Here's a quick look at some of the most popular tax reporting forms.

Income: The biggie for most filers is the W-2. This is what employers send their workers. It shows what you earned, what income taxes (federal and state) were withheld, how much Social Security and Medicare payroll taxes were taken out, the value of any benefits that might (or might not) be taxable and, in box 12, the value of company-sponsored health coverage.

You'll need to check the back of your W-2 for the codes that apply to the various boxes. That's where you'll also get some guidance on where to enter the information.

While the hubby gets a W-2, I get 1099-MISC forms from the clients who paid me for jobs last year. This form is required if you got at least $600 from a payor. But even if you made less and didn't get a 1099-MISC, you are still are required by law to report the income.

Other income, such as a state tax refund or unemployment benefits are reported to you on Form 1099-G. Prize winnings, both on cash payouts or value of property won, is reported to you via Form W-2G.

And if a lender or debtor forgave your credit card or other debt, that canceled amount, in most instances, is considered taxable income and is reported on Form 1099-C.

Investment earnings: Many of you, like me, are receiving 1099-DIV and 1099-INT forms.

Earnings from these go on Schedule B. The interest is in part 1 of that form and is taxed at ordinary rates.

The 1099-DIV data will go in part 2 of Schedule B. Note that some dividends on 1099-DIV are qualified, meaning they get the lower capital gains rate tax treatment.

Speaking of capital gains, 1099-DIV also might include capital gains distributions, which also get the lower tax rate when figuring how much they'll add to your tax bill.

And if you used a broker to handle your trades, then you'll also get a 1099-B.

Homeowners: Mortgage interest and any points you paid to get a lower rate on your home loan are shown on your lender's Form 1098. If your property tax bill is paid by your mortgage holder on your behalf, that tax information will be on the 1098, too.
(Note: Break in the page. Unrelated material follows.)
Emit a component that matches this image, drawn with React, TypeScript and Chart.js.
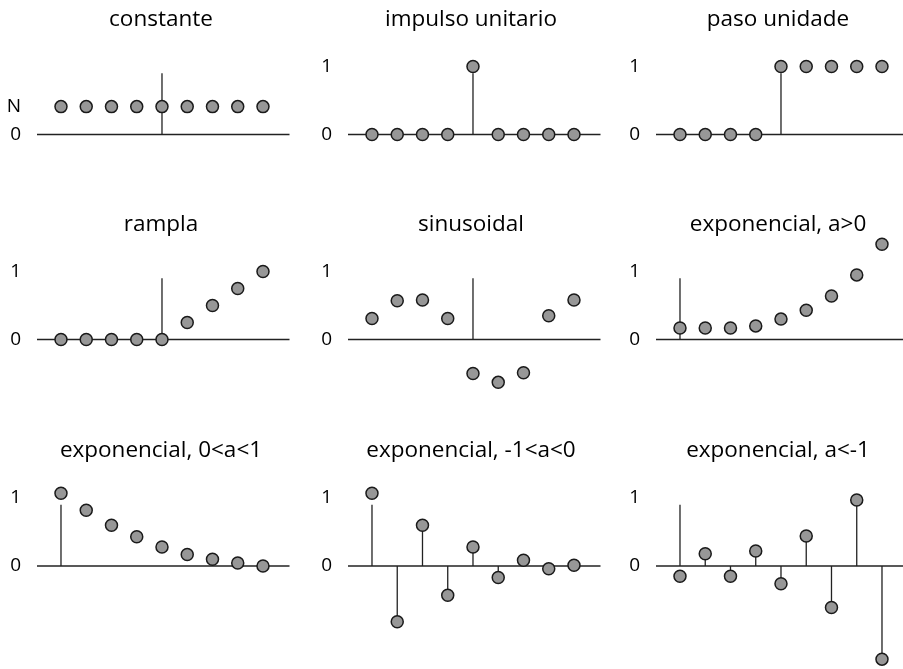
import React, { useEffect, useRef } from "react";
import { Chart, registerables } from "chart.js";

Chart.register(...registerables);

// ---------- data ----------
const nCentered = [-4, -3, -2, -1, 0, 1, 2, 3, 4];
const nCausal = [0, 1, 2, 3, 4, 5, 6, 7, 8];

const titles = [
  "constante",
  "impulso unitario",
  "paso unidade",
  "rampla",
  "sinusoidal",
  "exponencial, a>0",
  "exponencial, 0<a<1",
  "exponencial, -1<a<0",
  "exponencial, a<-1",
];

const constante = [0.41, 0.41, 0.41, 0.41, 0.41, 0.41, 0.41, 0.41, 0.41];
const impulso = [0, 0, 0, 0, 1, 0, 0, 0, 0];
const paso = [0, 0, 0, 0, 1, 1, 1, 1, 1];
const rampla = [0, 0, 0, 0, 0, 0.25, 0.5, 0.75, 1];
const sinusoidal = [0.31, 0.57, 0.58, 0.31, -0.5, -0.63, -0.49, 0.35, 0.58];
const expCreciente = [0.17, 0.17, 0.17, 0.2, 0.3, 0.43, 0.64, 0.95, 1.4];
const expDecreciente = [1.07, 0.82, 0.6, 0.43, 0.28, 0.17, 0.1, 0.045, 0.0];
const expAlternaDec = [1.07, -0.82, 0.6, -0.43, 0.28, -0.17, 0.085, -0.04, 0.01];
const expAlternaCrec = [-0.15, 0.18, -0.15, 0.22, -0.26, 0.44, -0.61, 0.97, -1.37];

const tickValuesConst = [0, 0.41];
const tickLabelsConst = ["0", "N"];
const tickValuesStd = [0, 1];
const tickLabelsStd = ["0", "1"];
const axisTop = 0.9;

// ---------- layout / style ----------
const COL_LEFT = [0, 311, 619];
const COL_W = [322, 320, 318];
const ROW_TOP = [0, 205, 431];
const ROW_H = [205, 226, 238];
const ZERO_REL = [134.5, 134.5, 135];
const PX_Y = 68;
const PX_X = 25.25;
const AXIS_W = 37;
const TITLE_SIZE = 22.5;
const TITLE_PAD_TOP = 6.5;
const TITLE_PAD_BOTTOM = 10;
const AREA_TOP = TITLE_PAD_TOP + TITLE_SIZE * 1.2 + TITLE_PAD_BOTTOM;
const FONT = "'Open Sans', 'DejaVu Sans', sans-serif";
const LINE_COLOR = "#222222";
const POINT_FILL = "#979797";
const POINT_BORDER = "#1a1a1a";

type PanelDef = {
  title: string;
  n: number[];
  values: number[];
  ticks: number[];
  labels: string[];
  stems: boolean;
};

const panels: PanelDef[] = [
  { title: titles[0], n: nCentered, values: constante, ticks: tickValuesConst, labels: tickLabelsConst, stems: false },
  { title: titles[1], n: nCentered, values: impulso, ticks: tickValuesStd, labels: tickLabelsStd, stems: false },
  { title: titles[2], n: nCentered, values: paso, ticks: tickValuesStd, labels: tickLabelsStd, stems: false },
  { title: titles[3], n: nCentered, values: rampla, ticks: tickValuesStd, labels: tickLabelsStd, stems: false },
  { title: titles[4], n: nCentered, values: sinusoidal, ticks: tickValuesStd, labels: tickLabelsStd, stems: false },
  { title: titles[5], n: nCausal, values: expCreciente, ticks: tickValuesStd, labels: tickLabelsStd, stems: false },
  { title: titles[6], n: nCausal, values: expDecreciente, ticks: tickValuesStd, labels: tickLabelsStd, stems: false },
  { title: titles[7], n: nCausal, values: expAlternaDec, ticks: tickValuesStd, labels: tickLabelsStd, stems: true },
  { title: titles[8], n: nCausal, values: expAlternaCrec, ticks: tickValuesStd, labels: tickLabelsStd, stems: true },
];

function lineDataset(points: { x: number; y: number }[]) {
  return {
    type: "line" as const,
    data: points,
    borderColor: LINE_COLOR,
    borderWidth: 1.3,
    pointRadius: 0,
    pointHoverRadius: 0,
    showLine: true,
    fill: false,
    clip: false as const,
    tension: 0,
  };
}

function StemPanel({ def, index }: { def: PanelDef; index: number }) {
  const ref = useRef<HTMLCanvasElement | null>(null);
  const col = index % 3;
  const row = Math.floor(index / 3);
  const w = COL_W[col];
  const h = ROW_H[row];

  useEffect(() => {
    if (!ref.current) return;
    const zero = ZERO_REL[row];
    const yMax = (zero - AREA_TOP) / PX_Y;
    const yMin = -(h - zero) / PX_Y;
    const xMin = def.n[0] - 0.95;
    const xMax = xMin + (w - AXIS_W) / PX_X;
    const lineStart = def.n[0] - 0.95;
    const lineEnd = def.n[def.n.length - 1] + 1.05;

    const datasets: any[] = [];
    datasets.push({
      type: "scatter",
      data: def.n.map((x, i) => ({ x, y: def.values[i] })),
      pointRadius: 6,
      pointHoverRadius: 6,
      pointBackgroundColor: POINT_FILL,
      pointBorderColor: POINT_BORDER,
      pointBorderWidth: 1.5,
      showLine: false,
      clip: false,
    });
    if (def.stems) {
      def.n.forEach((x, i) => {
        if (x !== 0) {
          datasets.push(lineDataset([{ x, y: 0 }, { x, y: def.values[i] }]));
        }
      });
    }
    datasets.push(lineDataset([{ x: 0, y: 0 }, { x: 0, y: axisTop }]));
    datasets.push(lineDataset([{ x: lineStart, y: 0 }, { x: lineEnd, y: 0 }]));

    const chart = new Chart(ref.current, {
      type: "scatter",
      data: { datasets },
      options: {
        animation: false,
        responsive: false,
        devicePixelRatio: 1,
        layout: { padding: 0, autoPadding: false },
        events: [],
        plugins: {
          legend: { display: false },
          tooltip: { enabled: false },
          title: {
            display: true,
            text: def.title,
            color: "#000",
            font: { family: FONT, size: TITLE_SIZE, weight: "normal", lineHeight: 1.2 },
            padding: { top: TITLE_PAD_TOP, bottom: TITLE_PAD_BOTTOM },
          },
        },
        scales: {
          x: { type: "linear", min: xMin, max: xMax, display: false },
          y: {
            type: "linear",
            min: yMin,
            max: yMax,
            grid: { display: false, drawTicks: false },
            border: { display: false },
            ticks: {
              padding: 16,
              color: "#000",
              font: { family: FONT, size: 19 },
              callback: (v: any) => {
                const k = def.ticks.findIndex((t) => Math.abs(t - Number(v)) < 1e-9);
                return k >= 0 ? def.labels[k] : "";
              },
            },
            afterBuildTicks: (s: any) => {
              s.ticks = def.ticks.map((v) => ({ value: v }));
            },
            afterFit: (s: any) => {
              s.width = AXIS_W;
              s.paddingTop = 0;
              s.paddingBottom = 0;
              s.paddingLeft = 0;
              s.paddingRight = 0;
            },
          },
        },
      } as any,
    });
    return () => chart.destroy();
  }, [def, index]);

  return (
    <canvas
      ref={ref}
      width={w}
      height={h}
      style={{ position: "absolute", left: COL_LEFT[col], top: ROW_TOP[row], width: w, height: h }}
    />
  );
}

export default function App() {
  return (
    <div
      style={{
        position: "fixed",
        left: 0,
        top: 0,
        width: 903,
        height: 669,
        overflow: "hidden",
        background: "#ffffff",
      }}
    >
      {panels.map((p, i) => (
        <StemPanel key={i} def={p} index={i} />
      ))}
    </div>
  );
}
So is any private mortgage insurance, or PMI, which for the 2013 tax year is still deductible for some taxpayers as mortgage interest.

Education: Students might get Form 1098-T, which shows tuition payments.

There's also Form 1098-E showing how much student loan interest you paid last year.

Variations accepted: The forms noted and linked here and discussed in the tax tip over at are the official IRS versions. You, however, might get a different looking document. That's OK.

The IRS gives companies leeway to use statements that fit their software and system. Just look for the identification of it as a "substitute" tax statement.

Double check information: Whatever format the document uses, be sure to check all of the tax statements as soon as they arrive or you download them.

If you find a discrepancy against your own records, call the payor and get an explanation. If your numbers are correct, ask the issuer to send you and the IRS a corrected form.

By catching any mistake early, you'll be able to get the correct information in plenty of time to file your tax return by the April 15 deadline.